Hessian Preconditioning and Coordinate Transformation¶

In ill-conditioned problems, the Hessian $\mathbf{H}$ creates a landscape where the "cost" of moving in certain directions is vastly higher than in others. CMA-ES treats the covariance matrix $\mathbf{C}$ as a dynamic preconditioner to neutralize this effect.

Congruence Transformation¶

Let $\mathbf{x}$ be our original coordinate. CMA-ES samples points in a "circular" space $\mathbf{z}$ and then transforms them into the "elliptical" problem space using:$$\mathbf{x} = \mathbf{C}^{1/2} \mathbf{z}$$Now, let's look at the quadratic objective function $f(\mathbf{x}) = \frac{1}{2} \mathbf{x}^T \mathbf{H} \mathbf{x}$. To see what the function looks like to the algorithm (in the $\mathbf{z}$-space), we substitute the transformation:$$f(\mathbf{z}) = \frac{1}{2} (\mathbf{C}^{1/2} \mathbf{z})^T \mathbf{H} (\mathbf{C}^{1/2} \mathbf{z})$$Using the property $(\mathbf{A}\mathbf{B})^T = \mathbf{B}^T \mathbf{A}^T$:$$f(\mathbf{z}) = \frac{1}{2} \mathbf{z}^T (\mathbf{C}^{1/2})^T \mathbf{H} \mathbf{C}^{1/2} \mathbf{z}$$Since $\mathbf{C}$ (and its square root) is symmetric, $(\mathbf{C}^{1/2})^T = \mathbf{C}^{1/2}$. This leaves us with:$$f(\mathbf{z}) = \frac{1}{2} \mathbf{z}^T \underbrace{\left( \mathbf{C}^{1/2} \mathbf{H} \mathbf{C}^{1/2} \right)}_{\mathbf{H}_{transformed}} \mathbf{z}$$

Note the difference of

Similarity Transformation ($P^{-1} A P$): This is used to preserve the eigenvalues of a matrix. It’s like looking at the same linear operator from a different camera angle.
Congruence Transformation ($P^T A P$): This is used to change the variables of a quadratic form (our "bowl"). It doesn't preserve eigenvalues; instead, it changes the shape of the bowl.

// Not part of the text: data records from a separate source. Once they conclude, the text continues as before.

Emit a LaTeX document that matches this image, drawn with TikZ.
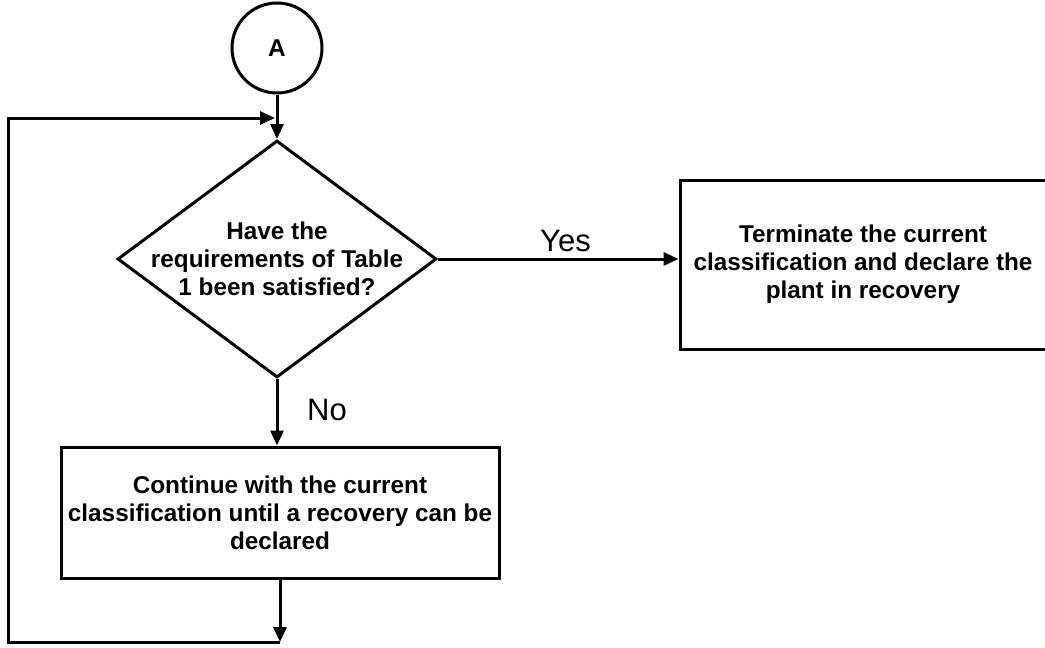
\documentclass[tikz,border=0pt]{standalone}
\usepackage{fontspec}
\setmainfont{Liberation Sans}
\usetikzlibrary{shapes.geometric,arrows.meta}
\begin{document}
\begin{tikzpicture}[x=1pt,y=-1pt,
  line width=3pt,
  arr/.style={-{Triangle[length=15pt,width=13pt]}},
  boxtxt/.style={font=\fontsize{24.3}{28}\selectfont\bfseries, align=center},
  pbox/.style={draw, rectangle, inner sep=0pt, boxtxt},
  decision/.style={draw, diamond, inner sep=0pt, minimum width=319pt, minimum height=237pt},
  conn/.style={draw, circle, inner sep=0pt, minimum size=90pt, boxtxt},
  lbl/.style={font=\fontsize{31}{36}\selectfont}
]
\useasboundingbox (0,0) rectangle (1045,648);
\node[conn] (a) at (277,48) {A};
\node[decision] (q) at (277,259) {};
\node[boxtxt] (qt) at (q.center) {Have the\\requirements of Table\\1 been satisfied?};
\node[pbox, minimum width=366pt, minimum height=169pt] (term) at (863,264.5) {Terminate the current\\classification and declare the\\plant in recovery};
\node[pbox, minimum width=438pt, minimum height=131pt] (cont) at (280,512.5) {Continue with the current\\classification until a recovery can be\\declared};
\coordinate (bot) at (280,642);
\coordinate (bl) at (8,642);
\coordinate (tl) at (8,118);
\coordinate (jn) at (275,118);
\draw[arr] (a.south) -- (q.north);
\draw[arr] (q.east) -- (q.east -| term.west) node[lbl, pos=0.53, above=2pt] (yes) {Yes};
\draw[arr] (q.south) -- (q.south |- cont.north);
\node[lbl] (no) at (327,410) {No};
\draw[arr] (cont.south) -- (bot);
\draw[arr] (bot) -- (bl) -- (tl) -- (jn);
\end{tikzpicture}
\end{document}
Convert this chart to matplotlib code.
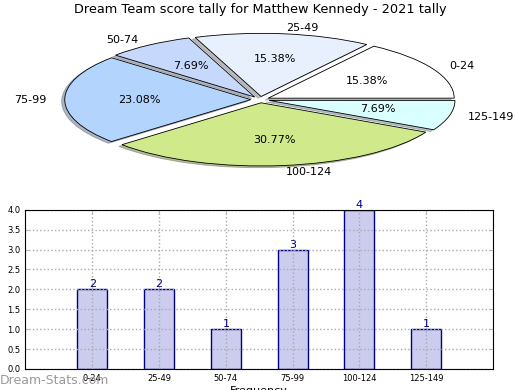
import matplotlib
matplotlib.use("Agg")
import matplotlib.pyplot as plt

title = "Dream Team score tally for Matthew Kennedy - 2021 tally"
intervals = ["0-24", "25-49", "50-74", "75-99", "100-124", "125-149"]
counts = [2, 2, 1, 3, 4, 1]
pie_colors = ["#ffffff", "#e8f0fe", "#c6d9fd", "#b3d4fd", "#d0ea8b", "#d9ffff"]
y_ticks = [0.0, 0.5, 1.0, 1.5, 2.0, 2.5, 3.0, 3.5, 4.0]

fig = plt.figure(figsize=(5.2, 3.9), dpi=100)

# pie, squashed into a wide axes
ax_pie = fig.add_axes([0.053, 0.542, 0.894, 0.405])
ax_pie.pie(
    counts,
    labels=intervals,
    colors=pie_colors,
    explode=[0.05] * len(counts),
    autopct="%1.2f%%",
    shadow={"ox": -0.012, "oy": -0.02, "shade": 0.5},
    startangle=0,
    wedgeprops={"edgecolor": "black", "linewidth": 0.6},
    textprops={"fontsize": 8},
)
ax_pie.set_aspect("auto")
ax_pie.set_xlim(-1.25, 1.25)
ax_pie.set_ylim(-1.25, 1.25)
fig.text(0.5, 0.975, title, ha="center", va="center", fontsize=9.3)

# bar chart
ax_bar = fig.add_axes([0.049, 0.054, 0.899, 0.408])
pos = list(range(1, len(counts) + 1))
ax_bar.bar(pos, counts, width=0.45, color="#ccccee", edgecolor="navy", linewidth=1.0, zorder=1)
for p, c in zip(pos, counts):
    ax_bar.text(p, c, str(c), ha="center", va="bottom", color="navy", fontsize=8, zorder=4)
ax_bar.set_xlim(0, len(counts) + 1)
ax_bar.set_ylim(0, 4)
ax_bar.set_xticks(pos)
ax_bar.set_xticklabels(intervals, fontsize=6)
ax_bar.set_yticks(y_ticks)
ax_bar.set_yticklabels([f"{v:.1f}" for v in y_ticks], fontsize=6)
ax_bar.tick_params(direction="in", length=3, top=True, right=True, color="#bbbbbb")
ax_bar.grid(True, linestyle=":", color="#aaaaaa", linewidth=1.0)
ax_bar.set_axisbelow(False)
for gl in ax_bar.get_xgridlines() + ax_bar.get_ygridlines():
    gl.set_zorder(2)
for sp in ax_bar.spines.values():
    sp.set_zorder(3)
ax_bar.set_xlabel("Frequency", fontsize=8, labelpad=2)
ax_bar.set_ylabel("Stat Intervals", fontsize=8, labelpad=4)

fig.text(0.0, 0.025, "Dream-Stats.com", ha="left", va="center", fontsize=9, color="#999999")

fig.savefig("out.png", dpi=100)
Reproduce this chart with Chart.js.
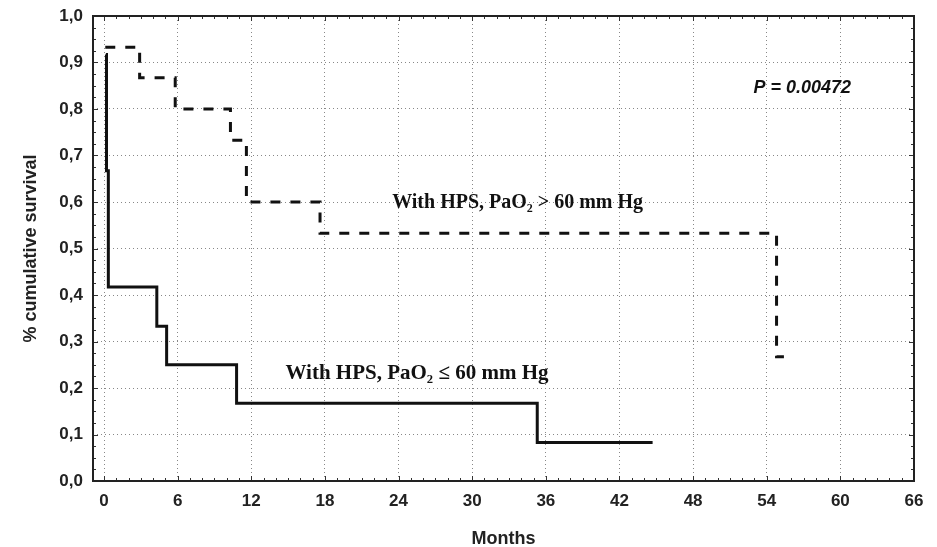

The Geometry of Whitening¶

When CMA-ES converges toward the optimal covariance, it achieves $\mathbf{C} \approx \mathbf{H}^{-1}$ (up to a scalar factor). This relationship creates a perfect symmetry between the landscape and the search distribution:

Inverse Scaling: Where the Hessian has high curvature (steep walls), $\mathbf{C}$ develops small eigenvalues (short axes). Where the Hessian is flat (long valley floor), $\mathbf{C}$ develops large eigenvalues (long axes).
Neutralizing the Hessian: Mathematically, the effective Hessian of the transformed space is given by the congruence transformation:$$\mathbf{H}_{transformed} = \mathbf{C}^{1/2} \mathbf{H} \mathbf{C}^{1/2}$$Substituting $\mathbf{C} = \mathbf{H}^{-1}$ (and thus $\mathbf{C}^{1/2} = \mathbf{H}^{-1/2}$):$$\mathbf{H}_{transformed} \approx \mathbf{H}^{-1/2} \mathbf{H} \mathbf{H}^{-1/2} = \mathbf{H}^{-1/2} (\mathbf{H}^{1/2} \mathbf{H}^{1/2}) \mathbf{H}^{-1/2} = \mathbf{I}$$

The Impact on Search Efficiency¶

By transforming the Hessian into the Identity matrix $\mathbf{I}$, the algorithm effectively "whitens" the objective function.

Before Preconditioning: The algorithm struggles with a condition number $\kappa \gg 1$, where the gradient direction is misleading and steps are disproportionately effective or ineffective depending on their orientation.
After Preconditioning: The search "sees" a perfectly spherical bowl. In this transformed space, every direction is equally promising, and the condition number becomes $\kappa \approx 1$.

This transformation is what allows CMA-ES to maintain consistent convergence rates on functions that would be numerically impossible for standard evolution strategies or gradient-based methods without manual variable scaling.